Book Reviews

Book Review: Procession of the Dead

I adored Darren Shan in my teenage years, to say I was obsessed with the Saga of Darren Shan would be an understatement and over 5 years later I don’t believe I’ve recovered from The Demonata series. Unfortunately, as most of Shan’s work is aimed at younger readers, I came to out grow it. However, all along Darren Shan remained the author than inspired me the most when it comes to writing and creativity. I haven’t found another (because there will never be a replacement – but Stephen King sort of fills the void to some degree) who has impacted me like he has. No one else has had me physically put the book down, pace my room with my hands on my head and say “He did not just do that!” over and over again. Shan always planted discreet clues which later became hugely significant and have you going back though the book thinking “you smart fucker” and as far as plot twists goes no one does them like he does. I’m already digressing here, but I felt Darren Shan deserved that little anecdote.

procession of the deadI was beyond happy to stumble across a copy of Procession of the Dead, the first of The City trilogy, in my favourite little second hand bookshop (I like to brag about being from the same place as Darren Shan) and finally getting around to reading one of his books for adults (others are published under the name Darren Dash) was like coming home again.

I initially found it a little hard to get into, but that’s perhaps because I’m used to magic or vampires, and this doesn’t have all that.

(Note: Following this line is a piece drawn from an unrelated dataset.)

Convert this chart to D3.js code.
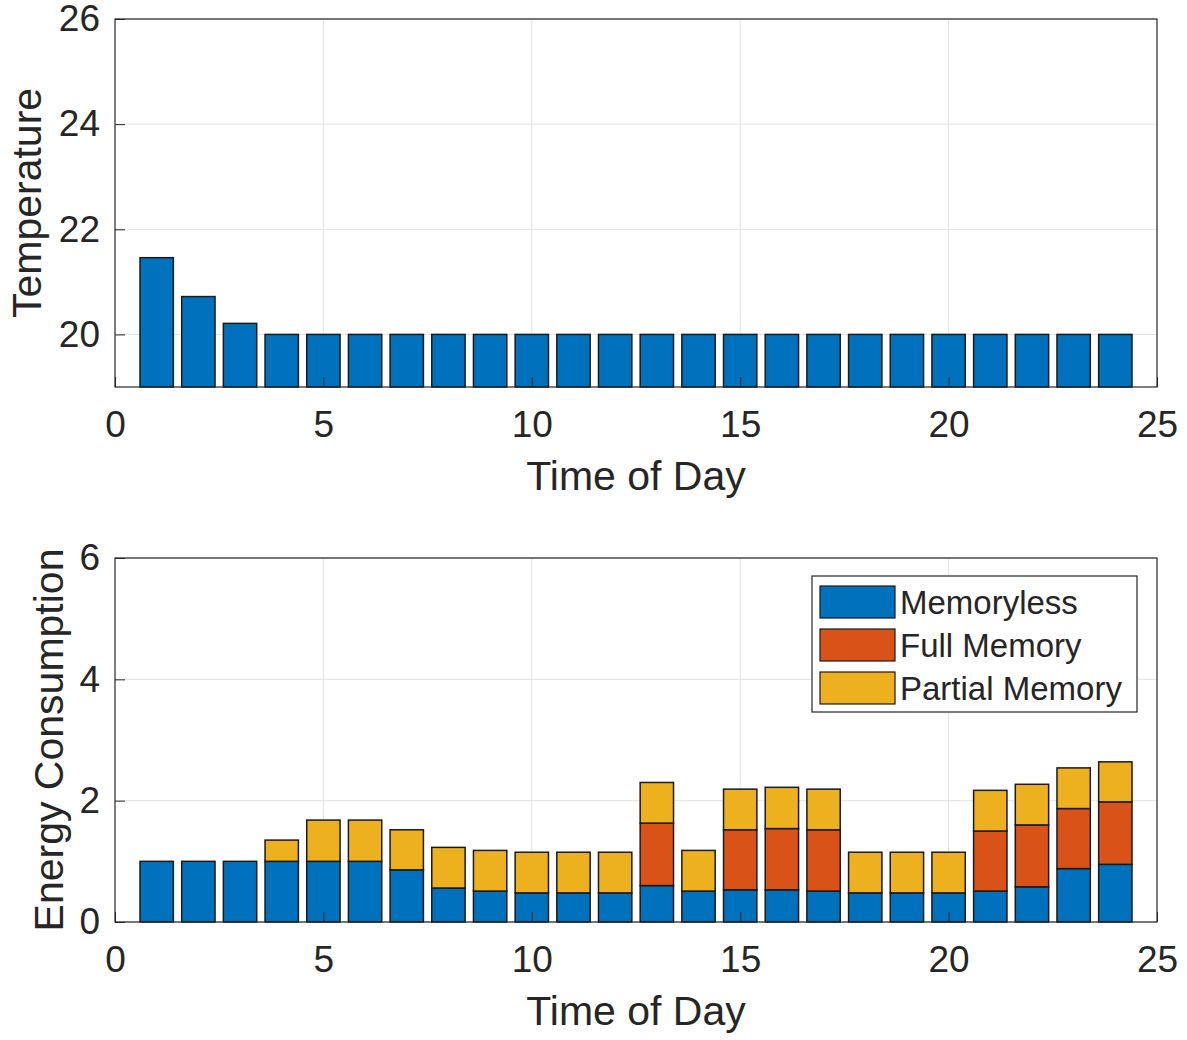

However, the supernatural does feature but in a pleasantly surprising and intriguing way. The story follows Capac Rami who moves to The City to become a gangster under the wing of his uncle. This City doesn’t have a president or a mayor but the ever ruling Cardinal. This is immediately a figure the reader and Rami are taken by. Rami’s training with his uncle is cut short and he goes from small time gangster to worker of the Cardinal. However, there’s something strange going on that we can’t put our finger on. Who was Rami before The City? Why do people keep disappearing? And how did this egregious leader come to be?

The tale unfolds in a deeply sinister fashion and nothing is what it seems to be. Rami must decide to climb the ranks to success and glory to perhaps follow in the Cardinals footsteps, or the sacrifice everything he’s earned for the truth. The beautiful thing about Shan is you can never predict the ending or what will happen next, and this remains the case with Procession of the Dead. It seemed to point in several different directions, and even offer various solutions but like always, the outcome is something that never crossed your mind.

I enjoyed the clever usage of the Incan language in the novel, which nicely tied together a key revelation. The novel is quite dark and even unsettling at times but I still couldn’t put it down.

There is so much I want to say but can’t for fear of spoiling the whole plot and ending. So go read this so I’ll have someone to rant to!